Dataset rows:
## start
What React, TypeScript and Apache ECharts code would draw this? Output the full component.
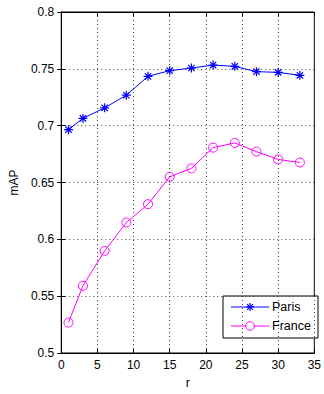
import React, { useEffect, useRef } from "react";
import * as echarts from "echarts";

const rValues = [1, 3, 6, 9, 12, 15, 18, 21, 24, 27, 30, 33];
const parisMAP = [0.6965, 0.7064, 0.7157, 0.7268, 0.7434, 0.7484, 0.7507, 0.7533, 0.7522, 0.7475, 0.7469, 0.7443];
const franceMAP = [0.5268, 0.5591, 0.5898, 0.6148, 0.6309, 0.655, 0.6624, 0.6807, 0.6848, 0.6772, 0.6703, 0.6676];
const seriesNames = ["Paris", "France"];
const seriesColors = ["#0000ff", "#ff00ff"];

const FONT = "Liberation Sans, Arial, sans-serif";
const STAR = "path://M0,-10L0,10M-10,0L10,0M-7,-7L7,7M-7,7L7,-7";

export default function App() {
  const ref = useRef<HTMLDivElement>(null);
  useEffect(() => {
    if (!ref.current) return;
    const chart = echarts.init(ref.current, null, { renderer: "svg" });
    const dotted = { show: true, lineStyle: { color: "#444", type: [1, 3] as any, width: 1 } };
    const fmt = (v: number) => parseFloat(v.toFixed(2)).toString();
    const axisCommon = {
      axisLine: { show: true, lineStyle: { color: "#000", width: 1 } },
      axisTick: { show: true, inside: true, length: 4, lineStyle: { color: "#000" } },
    };

    // legend drawn with graphic elements (line + marker + text)
    const lx = 223, ly = 296, lw = 95, lh = 42;
    const rowY = [307, 326];
    const legendEls: any[] = [
      { type: "rect", shape: { x: lx, y: ly, width: lw, height: lh }, style: { fill: "#fff", stroke: "#000", lineWidth: 1 } },
    ];
    seriesNames.forEach((name, i) => {
      const y = rowY[i];
      legendEls.push({ type: "line", shape: { x1: 231, y1: y, x2: 269, y2: y }, style: { stroke: seriesColors[i], lineWidth: 1 } });
      if (i === 0) {
        const s = 4;
        const d = 2.9;
        legendEls.push({ type: "line", shape: { x1: 250, y1: y - s, x2: 250, y2: y + s }, style: { stroke: seriesColors[i], lineWidth: 1.2 } });
        legendEls.push({ type: "line", shape: { x1: 250 - s, y1: y, x2: 250 + s, y2: y }, style: { stroke: seriesColors[i], lineWidth: 1.2 } });
        legendEls.push({ type: "line", shape: { x1: 250 - d, y1: y - d, x2: 250 + d, y2: y + d }, style: { stroke: seriesColors[i], lineWidth: 1.2 } });
        legendEls.push({ type: "line", shape: { x1: 250 - d, y1: y + d, x2: 250 + d, y2: y - d }, style: { stroke: seriesColors[i], lineWidth: 1.2 } });
      } else {
        legendEls.push({ type: "circle", shape: { cx: 250, cy: y, r: 4.3 }, style: { fill: "#fff", stroke: seriesColors[i], lineWidth: 1 } });
      }
      legendEls.push({
        type: "text",
        x: 272,
        y,
        style: { text: name, fill: "#000", font: `12.5px ${FONT}`, textVerticalAlign: "middle", verticalAlign: "middle" },
      });
    });

    chart.setOption({
      animation: false,
      backgroundColor: "#fff",
      textStyle: { fontFamily: FONT },
      grid: { left: 61, top: 12, right: 5, bottom: 39, show: true, borderColor: "#000", borderWidth: 1 },
      xAxis: [
        {
          type: "value",
          min: 0,
          max: 35,
          interval: 5,
          name: "r",
          nameLocation: "middle",
          nameGap: 24,
          nameTextStyle: { fontSize: 12, color: "#000", fontFamily: FONT },
          axisLabel: { fontSize: 12, color: "#000", margin: 6, fontFamily: FONT },
          splitLine: dotted,
          ...axisCommon,
        },
        {
          type: "value",
          position: "top",
          min: 0,
          max: 35,
          interval: 5,
          axisLabel: { show: false },
          splitLine: { show: false },
          ...axisCommon,
        },
      ],
      yAxis: [
        {
          type: "value",
          min: 0.5,
          max: 0.8,
          interval: 0.05,
          name: "mAP",
          nameLocation: "middle",
          nameGap: 41,
          nameTextStyle: { fontSize: 12, color: "#000", fontFamily: FONT },
          axisLabel: { fontSize: 12, color: "#000", margin: 7, fontFamily: FONT, formatter: fmt },
          splitLine: dotted,
          ...axisCommon,
        },
        {
          type: "value",
          position: "right",
          min: 0.5,
          max: 0.8,
          interval: 0.05,
          axisLabel: { show: false },
          splitLine: { show: false },
          ...axisCommon,
        },
      ],
      series: [
        {
          name: seriesNames[0],
          type: "line",
          data: rValues.map((r, i) => [r, parisMAP[i]]),
          symbol: STAR,
          symbolSize: 9,
          showAllSymbol: true,
          lineStyle: { color: seriesColors[0], width: 1 },
          itemStyle: { color: seriesColors[0], borderColor: seriesColors[0], borderWidth: 1.2 },
        },
        {
          name: seriesNames[1],
          type: "line",
          data: rValues.map((r, i) => [r, franceMAP[i]]),
          symbol: "circle",
          symbolSize: 9,
          showAllSymbol: true,
          lineStyle: { color: seriesColors[1], width: 1 },
          itemStyle: { color: "rgba(0,0,0,0)", borderColor: seriesColors[1], borderWidth: 1 },
        },
      ],
      graphic: { elements: legendEls },
    });
    return () => chart.dispose();
  }, []);
  return (
    <div
      ref={ref}
      style={{ position: "fixed", left: 0, top: 0, width: 324, height: 394, background: "#fff" }}
    />
  );
}
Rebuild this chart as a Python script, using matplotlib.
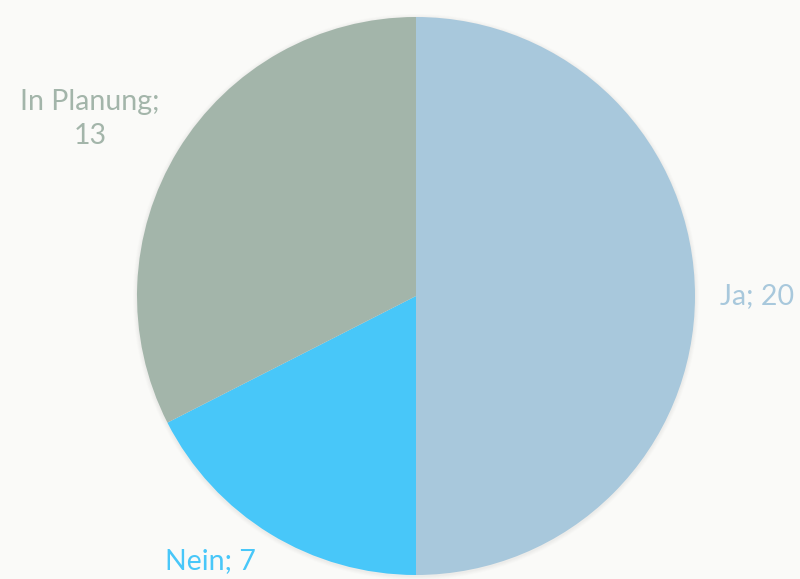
## end
> [What you should do] Review the preceding data and report every line that includes the string "this".

> [Solution]
What React, TypeScript and Apache ECharts code would draw this? Output the full component.
Rebuild this chart as a Python script, using matplotlib.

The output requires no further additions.